Ken Cole, Western Watershed Project’s National Environmental Policy Act (NEPA) Coordinator, is a 5th generation Idahoan, an avid fly fisherman, wildlife enthusiast, and photographer. He is also serves as a member of the board of directors for Buffalo Field Campaign and as a member of the Sierra Club Grazing Core Team. He can be reached via email at: ken@westernwatersheds.org

29 Responses to Petition to Appoint Congressman Raul Grijalva as the 51st Secretary of the Interior

  1. avatar Ralph Maughan says:

    I see there is less speculation now that Salazar will leave. Supposedly there was pressure from his family to come home, but that is such a common excuse there is no way for the average person without inside information to judge it.

    The President knows that there is going to be a huge fight over the filibuster when the new Congress convenes. If the Democrats win the fight and change the rules to make it harder to filibuster (such as requiring those filibustering to actually hold the Senate floor and talk), the Republicans threaten to shut down the Senate. The Democrats threatened the same when they were in the minority and using the filibuster to block Republican legislation. That’s way filibuster reform is often called “the nuclear option.”

    In the Senate angry Senators have many ways to disrupt proceedings, and any replacement for any job that requires a confirmation by the Senate might be nearly impossible to achieve.

    In DOI, it might be best if Salazar left and Obama just let the next in line, be the acting Secretary of Interior indefinitely — not even bother to nominate someone new.

    • avatar WM says:

      Ralph,

      Not to put too fine a point on it, but I suspect Grijalva has some skeletons in his closet from his time as a Hispanic activist that will be fodder for those who would challenge his appointment in Senate confirmation hearings. This may very well be one reason he was passed over before, and may be again.

      I don’t know what his credentials are to run a huge department like DOI, or knowledge of substantive areas other than as a politician/subcommittee chair based on seniority with a little party backing. Running DOI would be alot different than being a Congressman. He would have to surround himself with smart and organized people (not unlike a mostly affable but technically challenged President Reagan).

      His appointment over other potential candidates is a longshot, at best.

      • avatar Ralph Maughan says:

        WM,

        I would not be surprised.

        However, given the emerging position of the Republican Party, of what seems close to political war, it may be that no one nominated by the President would be found to not have some taint except a right wing Republican.

        Susan Rice, who I don’t like because she owns lots of stock in TransCanada is a prime example. There is essentially no relationship between her and the attack on the U.S. diplomatic mission in Benghazi, Libya. Nevertheless, it will be very hard to get her confirmed Secretary of State. It will be hard to scare up Republican votes and he will probably lose from 5 to 10 easily frightened Democrats.
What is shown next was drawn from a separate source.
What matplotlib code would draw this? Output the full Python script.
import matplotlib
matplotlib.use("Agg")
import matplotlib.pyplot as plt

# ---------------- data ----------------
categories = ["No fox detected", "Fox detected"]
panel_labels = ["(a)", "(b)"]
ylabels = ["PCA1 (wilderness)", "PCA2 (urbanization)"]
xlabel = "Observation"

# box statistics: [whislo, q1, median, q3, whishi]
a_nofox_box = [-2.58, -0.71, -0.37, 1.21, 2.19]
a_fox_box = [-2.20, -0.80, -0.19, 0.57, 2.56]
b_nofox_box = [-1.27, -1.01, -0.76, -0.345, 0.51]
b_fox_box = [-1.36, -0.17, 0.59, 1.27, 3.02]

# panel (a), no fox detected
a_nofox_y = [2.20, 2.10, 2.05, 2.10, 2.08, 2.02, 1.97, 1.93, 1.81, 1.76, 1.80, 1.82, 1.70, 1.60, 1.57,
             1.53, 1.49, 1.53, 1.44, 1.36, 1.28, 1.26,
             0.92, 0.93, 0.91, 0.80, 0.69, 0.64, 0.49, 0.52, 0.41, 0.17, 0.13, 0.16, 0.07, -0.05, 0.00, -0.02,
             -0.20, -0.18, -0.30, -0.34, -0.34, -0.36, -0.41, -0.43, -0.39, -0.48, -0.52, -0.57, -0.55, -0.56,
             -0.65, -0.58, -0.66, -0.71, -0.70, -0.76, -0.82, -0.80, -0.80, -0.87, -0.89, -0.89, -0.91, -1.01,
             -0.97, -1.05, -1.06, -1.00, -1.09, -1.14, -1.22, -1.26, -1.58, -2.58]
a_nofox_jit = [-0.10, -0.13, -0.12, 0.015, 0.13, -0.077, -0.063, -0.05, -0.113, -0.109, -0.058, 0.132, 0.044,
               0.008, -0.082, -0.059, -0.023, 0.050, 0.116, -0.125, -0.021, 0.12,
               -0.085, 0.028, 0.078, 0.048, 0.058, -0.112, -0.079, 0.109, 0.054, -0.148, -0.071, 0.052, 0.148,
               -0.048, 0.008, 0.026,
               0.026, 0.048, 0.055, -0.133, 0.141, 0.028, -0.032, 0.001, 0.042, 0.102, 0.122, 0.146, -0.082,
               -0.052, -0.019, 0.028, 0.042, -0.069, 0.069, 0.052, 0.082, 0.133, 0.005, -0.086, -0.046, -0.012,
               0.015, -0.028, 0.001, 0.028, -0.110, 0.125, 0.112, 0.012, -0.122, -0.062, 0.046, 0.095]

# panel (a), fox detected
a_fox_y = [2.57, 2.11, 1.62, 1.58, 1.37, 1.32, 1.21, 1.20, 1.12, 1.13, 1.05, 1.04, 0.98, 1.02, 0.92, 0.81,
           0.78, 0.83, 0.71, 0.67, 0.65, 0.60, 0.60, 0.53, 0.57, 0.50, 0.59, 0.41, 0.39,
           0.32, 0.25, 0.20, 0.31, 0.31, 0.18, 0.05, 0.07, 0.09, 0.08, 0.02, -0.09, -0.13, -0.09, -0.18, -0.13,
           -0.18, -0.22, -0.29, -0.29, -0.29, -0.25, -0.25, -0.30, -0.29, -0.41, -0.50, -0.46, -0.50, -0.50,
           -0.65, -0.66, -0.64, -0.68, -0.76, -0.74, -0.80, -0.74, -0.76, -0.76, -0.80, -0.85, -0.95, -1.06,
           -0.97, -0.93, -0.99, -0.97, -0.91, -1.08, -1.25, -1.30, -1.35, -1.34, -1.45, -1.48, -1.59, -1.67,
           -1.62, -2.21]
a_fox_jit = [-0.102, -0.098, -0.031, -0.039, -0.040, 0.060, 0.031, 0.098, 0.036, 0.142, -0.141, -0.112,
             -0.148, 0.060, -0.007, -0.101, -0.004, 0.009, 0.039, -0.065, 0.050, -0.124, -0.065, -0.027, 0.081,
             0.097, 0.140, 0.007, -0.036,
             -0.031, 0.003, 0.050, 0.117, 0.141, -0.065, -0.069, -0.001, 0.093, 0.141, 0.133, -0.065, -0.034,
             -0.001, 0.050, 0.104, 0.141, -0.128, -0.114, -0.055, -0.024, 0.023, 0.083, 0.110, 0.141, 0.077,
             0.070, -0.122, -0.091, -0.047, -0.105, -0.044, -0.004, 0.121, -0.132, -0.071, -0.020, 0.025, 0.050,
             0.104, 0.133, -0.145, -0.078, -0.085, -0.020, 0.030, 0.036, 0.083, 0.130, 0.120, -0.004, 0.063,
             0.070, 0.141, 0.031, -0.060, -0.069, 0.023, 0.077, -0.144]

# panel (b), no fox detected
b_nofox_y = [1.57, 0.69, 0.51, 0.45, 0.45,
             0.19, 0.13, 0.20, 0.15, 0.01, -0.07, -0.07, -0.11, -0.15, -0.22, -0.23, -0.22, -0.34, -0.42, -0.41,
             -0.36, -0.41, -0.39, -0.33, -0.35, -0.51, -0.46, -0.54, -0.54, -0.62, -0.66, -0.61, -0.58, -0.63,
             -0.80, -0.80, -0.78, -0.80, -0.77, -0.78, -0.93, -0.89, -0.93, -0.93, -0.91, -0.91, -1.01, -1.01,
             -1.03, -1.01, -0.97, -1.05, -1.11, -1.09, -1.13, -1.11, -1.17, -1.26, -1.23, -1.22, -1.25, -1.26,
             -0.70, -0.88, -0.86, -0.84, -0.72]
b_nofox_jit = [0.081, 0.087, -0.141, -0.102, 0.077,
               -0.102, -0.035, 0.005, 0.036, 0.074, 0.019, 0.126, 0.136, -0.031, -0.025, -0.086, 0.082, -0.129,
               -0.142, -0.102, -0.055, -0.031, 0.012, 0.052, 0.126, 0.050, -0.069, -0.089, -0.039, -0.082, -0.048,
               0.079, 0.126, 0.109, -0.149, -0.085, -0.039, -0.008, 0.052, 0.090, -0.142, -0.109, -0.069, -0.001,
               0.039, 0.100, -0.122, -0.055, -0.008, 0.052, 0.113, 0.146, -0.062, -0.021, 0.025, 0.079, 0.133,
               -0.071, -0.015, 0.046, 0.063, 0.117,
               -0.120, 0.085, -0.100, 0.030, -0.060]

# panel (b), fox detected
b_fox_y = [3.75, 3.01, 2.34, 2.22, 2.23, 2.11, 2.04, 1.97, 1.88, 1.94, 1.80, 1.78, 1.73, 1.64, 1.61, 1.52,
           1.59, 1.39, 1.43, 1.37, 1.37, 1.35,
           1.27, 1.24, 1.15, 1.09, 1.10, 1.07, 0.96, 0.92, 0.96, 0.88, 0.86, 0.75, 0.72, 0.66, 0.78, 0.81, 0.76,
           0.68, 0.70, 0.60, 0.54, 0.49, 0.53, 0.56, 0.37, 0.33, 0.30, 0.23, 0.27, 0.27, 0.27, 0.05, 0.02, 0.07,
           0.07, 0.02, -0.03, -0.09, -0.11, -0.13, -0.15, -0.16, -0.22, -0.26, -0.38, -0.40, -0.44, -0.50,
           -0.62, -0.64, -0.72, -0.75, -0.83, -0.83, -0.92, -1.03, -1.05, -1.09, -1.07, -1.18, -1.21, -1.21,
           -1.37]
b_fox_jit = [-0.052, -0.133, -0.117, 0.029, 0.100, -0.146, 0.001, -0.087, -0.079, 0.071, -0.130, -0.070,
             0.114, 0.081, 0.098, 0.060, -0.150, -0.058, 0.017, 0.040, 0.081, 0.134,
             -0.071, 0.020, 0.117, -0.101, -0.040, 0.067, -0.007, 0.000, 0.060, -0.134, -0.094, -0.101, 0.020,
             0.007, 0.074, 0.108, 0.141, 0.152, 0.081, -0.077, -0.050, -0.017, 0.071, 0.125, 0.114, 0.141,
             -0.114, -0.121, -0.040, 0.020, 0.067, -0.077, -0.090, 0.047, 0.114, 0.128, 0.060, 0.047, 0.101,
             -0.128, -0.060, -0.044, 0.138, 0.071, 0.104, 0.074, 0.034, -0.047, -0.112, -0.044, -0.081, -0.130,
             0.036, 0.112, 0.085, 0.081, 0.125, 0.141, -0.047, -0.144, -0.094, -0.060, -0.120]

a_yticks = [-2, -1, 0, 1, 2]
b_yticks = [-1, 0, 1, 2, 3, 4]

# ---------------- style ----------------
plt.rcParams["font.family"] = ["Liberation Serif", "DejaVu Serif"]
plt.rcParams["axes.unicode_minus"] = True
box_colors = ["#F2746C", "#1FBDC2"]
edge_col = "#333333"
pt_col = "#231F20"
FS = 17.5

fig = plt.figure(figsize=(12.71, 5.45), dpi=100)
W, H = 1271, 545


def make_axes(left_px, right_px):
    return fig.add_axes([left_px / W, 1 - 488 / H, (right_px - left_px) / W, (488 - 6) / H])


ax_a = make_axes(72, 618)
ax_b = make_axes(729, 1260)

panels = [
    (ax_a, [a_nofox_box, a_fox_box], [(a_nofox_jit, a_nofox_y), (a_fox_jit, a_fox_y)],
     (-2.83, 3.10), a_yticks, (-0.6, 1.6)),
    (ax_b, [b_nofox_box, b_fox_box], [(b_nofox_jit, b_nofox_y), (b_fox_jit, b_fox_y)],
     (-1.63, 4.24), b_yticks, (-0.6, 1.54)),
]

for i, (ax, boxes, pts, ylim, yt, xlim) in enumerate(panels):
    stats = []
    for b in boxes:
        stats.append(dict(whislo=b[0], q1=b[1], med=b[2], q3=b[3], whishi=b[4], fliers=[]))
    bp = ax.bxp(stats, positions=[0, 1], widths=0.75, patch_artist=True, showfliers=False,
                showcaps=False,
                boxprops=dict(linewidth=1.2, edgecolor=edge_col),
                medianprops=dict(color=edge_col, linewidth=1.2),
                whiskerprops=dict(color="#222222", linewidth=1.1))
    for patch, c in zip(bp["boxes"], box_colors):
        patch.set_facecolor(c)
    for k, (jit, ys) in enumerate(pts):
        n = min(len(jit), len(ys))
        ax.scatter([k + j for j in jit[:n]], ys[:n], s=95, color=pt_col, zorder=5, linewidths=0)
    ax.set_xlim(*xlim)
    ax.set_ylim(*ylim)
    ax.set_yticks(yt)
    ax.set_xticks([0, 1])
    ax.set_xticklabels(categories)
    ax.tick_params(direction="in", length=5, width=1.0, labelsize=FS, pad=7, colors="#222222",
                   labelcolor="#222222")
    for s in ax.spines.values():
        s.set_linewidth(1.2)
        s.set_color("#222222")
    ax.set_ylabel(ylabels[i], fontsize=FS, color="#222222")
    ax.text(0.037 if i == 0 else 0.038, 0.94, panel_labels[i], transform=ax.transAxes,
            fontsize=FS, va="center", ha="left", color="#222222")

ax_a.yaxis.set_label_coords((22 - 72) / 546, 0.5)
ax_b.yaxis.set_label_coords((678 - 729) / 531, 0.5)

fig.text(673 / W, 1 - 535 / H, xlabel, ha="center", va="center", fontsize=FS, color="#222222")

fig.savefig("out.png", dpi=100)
It will be that way for every departing cabinet member after filibuster reform and fight over the “fiscal (you name it)” that will probably begin Jan. 1.
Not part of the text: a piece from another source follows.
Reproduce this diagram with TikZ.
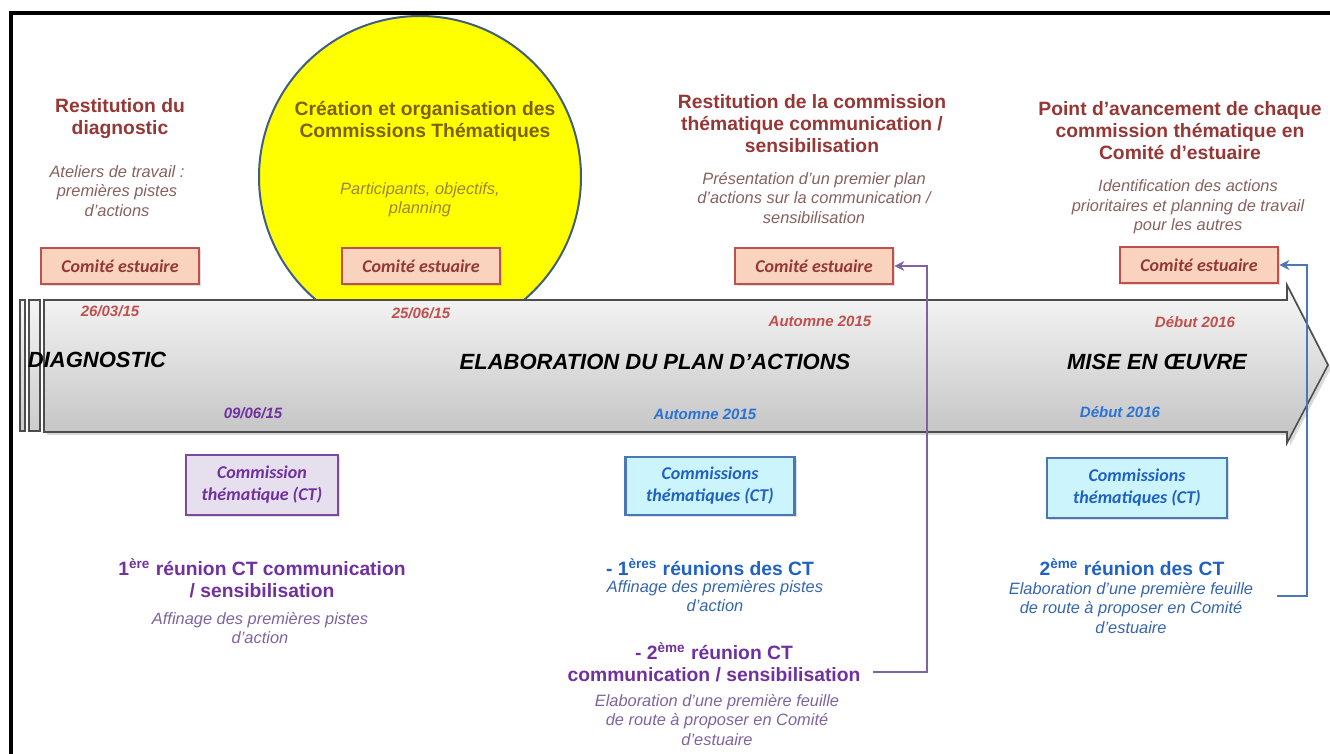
\documentclass[tikz,border=0pt]{standalone}
\usepackage{fontspec}
\setmainfont{Liberation Sans}
\newfontfamily\calibri{Carlito}
\usetikzlibrary{arrows.meta,shadows}
\definecolor{headRed}{HTML}{953735}
\definecolor{noteRed}{HTML}{86615F}
\definecolor{dateRed}{HTML}{C0504D}
\definecolor{headGold}{HTML}{7F6000}
\definecolor{noteGold}{HTML}{9C8632}
\definecolor{comiteFill}{HTML}{FAD3BE}
\definecolor{comiteDraw}{HTML}{C0504D}
\definecolor{ctPurple}{HTML}{7030A0}
\definecolor{notePurple}{HTML}{7F63A0}
\definecolor{ctPurpleFill}{HTML}{E6E0EE}
\definecolor{ctPurpleDraw}{HTML}{7A4A9E}
\definecolor{ctBlue}{HTML}{1F62C4}
\definecolor{noteBlue}{HTML}{3565B0}
\definecolor{dateBlue}{HTML}{2A73D6}
\definecolor{ctBlueFill}{HTML}{CCF4FC}
\definecolor{ctBlueDraw}{HTML}{4A78B5}
\definecolor{circleDraw}{HTML}{3F5E80}
\definecolor{arrowEdge}{HTML}{4D4D4D}
\definecolor{pureYellow}{HTML}{FFFF00}
\begin{document}
\begin{tikzpicture}[x=0.5pt,y=-0.5pt,
    heading/.style={font=\bfseries\fontsize{9.65}{11}\selectfont,align=center,inner sep=1pt},
    note/.style={font=\itshape\fontsize{8.2}{9.7}\selectfont,align=center,inner sep=1pt},
    comite/.style={draw=comiteDraw,fill=comiteFill,line width=1.4pt,minimum width=79pt,minimum height=18pt,
      inner sep=0pt,text=headRed,font=\calibri\bfseries\itshape\fontsize{9}{11}\selectfont,
      drop shadow={shadow xshift=1pt,shadow yshift=-1pt,opacity=.25}},
    ctbox/.style={line width=1.3pt,inner sep=0pt,align=center,font=\calibri\bfseries\itshape\fontsize{9}{11}\selectfont,
      drop shadow={shadow xshift=1pt,shadow yshift=-1pt,opacity=.25}},
    datum/.style={font=\bfseries\itshape\fontsize{7.5}{9}\selectfont,inner sep=1pt},
    stage/.style={font=\bfseries\itshape\fontsize{11}{13}\selectfont,inner sep=1pt},
    link/.style={line width=0.6pt,-{Stealth[length=5pt,width=5pt]}}]
  \useasboundingbox (0,0) rectangle (1330,754);
  \pgfmathsetmacro{\bodyTop}{300}
  \pgfmathsetmacro{\bodyBot}{432}
  \pgfmathsetmacro{\headX}{1287}
  \draw[line width=2pt] (11,754) -- (11,13) -- (1330,13);
  \draw[fill=pureYellow,draw=circleDraw,line width=1pt] (420,177) circle[radius=161];
  \foreach \barX/\barW in {20/5,29/11}
    \draw[draw=arrowEdge,line width=0.6pt,top color=gray!8,bottom color=gray!40] (\barX,\bodyTop) rectangle ++(\barW,131);
  \draw[draw=arrowEdge,line width=0.8pt,top color=gray!6,bottom color=gray!48,
    drop shadow={shadow xshift=1.5pt,shadow yshift=-1.5pt,opacity=.3}]
    (44,\bodyTop) -- (\headX,\bodyTop) -- (\headX,285) -- (1328,365) -- (\headX,443) -- (\headX,\bodyBot) -- (44,\bodyBot) -- cycle;

  \node[heading,text=headRed] (restDiag) at (120,119) {Restitution du\\diagnostic};
  \node[note,text=noteRed] (restDiagNote) at (117,191) {Ateliers de travail :\\premières pistes\\d'actions};
  \node[comite] (comiteA) at (120,266) {Comité estuaire};

  \node[heading,text=headGold] (creaCT) at (425,121) {Création et organisation des\\Commissions Thématiques};
  \node[note,text=noteGold] (creaCTNote) at (420,200) {Participants, objectifs,\\planning};
  \node[comite] (comiteB) at (421,266) {Comité estuaire};

  \node[heading,text=headRed] (restCom) at (812,124) {Restitution de la commission\\thématique communication /\\sensibilisation};
  \node[note,text=noteRed] (restComNote) at (814,198) {Présentation d'un premier plan\\d'actions sur la communication /\\sensibilisation};
  \node[comite] (comiteC) at (814,266) {Comité estuaire};

  \node[heading,text=headRed] (avancement) at (1180,131) {Point d’avancement de chaque\\commission thématique en\\Comité d’estuaire};
  \node[note,text=noteRed] (avancementNote) at (1188,207) {Identification des actions\\prioritaires et planning de travail\\pour les autres};
  \node[comite] (comiteD) at (1199,265) {Comité estuaire};

  \node[datum,text=dateRed] (dateA) at (110,311) {26/03/15};
  \node[datum,text=dateRed] (dateB) at (421,313) {25/06/15};
  \node[datum,text=dateRed] (dateC) at (820,321) {Automne 2015};
  \node[datum,text=dateRed] (dateD) at (1195,322) {Début 2016};
  \node[stage] (diag) at (97,360) {DIAGNOSTIC};
  \node[stage] (elab) at (655,362) {ELABORATION DU PLAN D’ACTIONS};
  \node[stage] (mise) at (1157,362) {MISE EN ŒUVRE};
  \node[datum,text=ctPurple] (dateE) at (253,413) {09/06/15};
  \node[datum,text=dateBlue] (dateF) at (705,414) {Automne 2015};
  \node[datum,text=dateBlue] (dateG) at (1120,412) {Début 2016};

  \node[ctbox,draw=ctPurpleDraw,fill=ctPurpleFill,text=ctPurple,minimum width=76pt,minimum height=30pt] (ctA) at (262,485) {Commission\\thématique (CT)};
  \node[ctbox,draw=ctBlueDraw,fill=ctBlueFill,text=ctBlue,minimum width=84.5pt,minimum height=29pt] (ctB) at (710,486) {Commissions\\thématiques (CT)};
  \node[ctbox,draw=ctBlueDraw,fill=ctBlueFill,text=ctBlue,minimum width=90pt,minimum height=30pt] (ctC) at (1137,488) {Commissions\\thématiques (CT)};

  \node[heading,text=ctPurple] (reunionA) at (262,578) {1\textsuperscript{ère} réunion CT communication\\/ sensibilisation};
  \node[note,text=notePurple] (reunionANote) at (260,628) {Affinage des premières pistes\\d'action};
  \node[heading,text=ctBlue] (reunionB) at (710,567) {- 1\textsuperscript{ères} réunions des CT};
  \node[note,text=noteBlue] (reunionBNote) at (715,596) {Affinage des premières pistes\\d'action};
  \node[heading,text=ctPurple] (reunionC) at (714,662) {- 2\textsuperscript{ème} réunion CT\\communication / sensibilisation};
  \node[note,text=notePurple] (reunionCNote) at (717,720) {Elaboration d'une première feuille\\de route à proposer en Comité\\d'estuaire};
  \node[heading,text=ctBlue] (reunionD) at (1132,567) {2\textsuperscript{ème} réunion des CT};
  \node[note,text=noteBlue] (reunionDNote) at (1131,608) {Elaboration d'une première feuille\\de route à proposer en Comité\\d'estuaire};

  \coordinate (fromC) at (873,672);
  \coordinate (fromD) at (1277,596);
  \draw[link,draw=notePurple] (fromC) -- (927,672) |- (comiteC.east);
  \draw[link,draw=ctBlueDraw] (fromD) -- (1307,596) |- (comiteD.east);
\end{tikzpicture}
\end{document}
        That is why I wrote about moving already serving people to be permanent “acting” secretaries.

        • avatar WM says:

          Ralph,

          I wonder if a move of a senior executive in USDA over to Secretary of Interior would work the same? I have been a fan of Harris Sherman, who oversees the USFS as Undersecretary of Agriculture responsible for Natural Resources and Environment. He has already been vetted before the Senate, so one would think his would be a likely rubber stamp confirmation. He is a well respected attorney (once with Arnold & Porter) and former head of CO DNR, and the architect of their successful roadless area plans. He is not a rancher, and has pretty credible environmental roots even when he chaired the CO oil and gas commission.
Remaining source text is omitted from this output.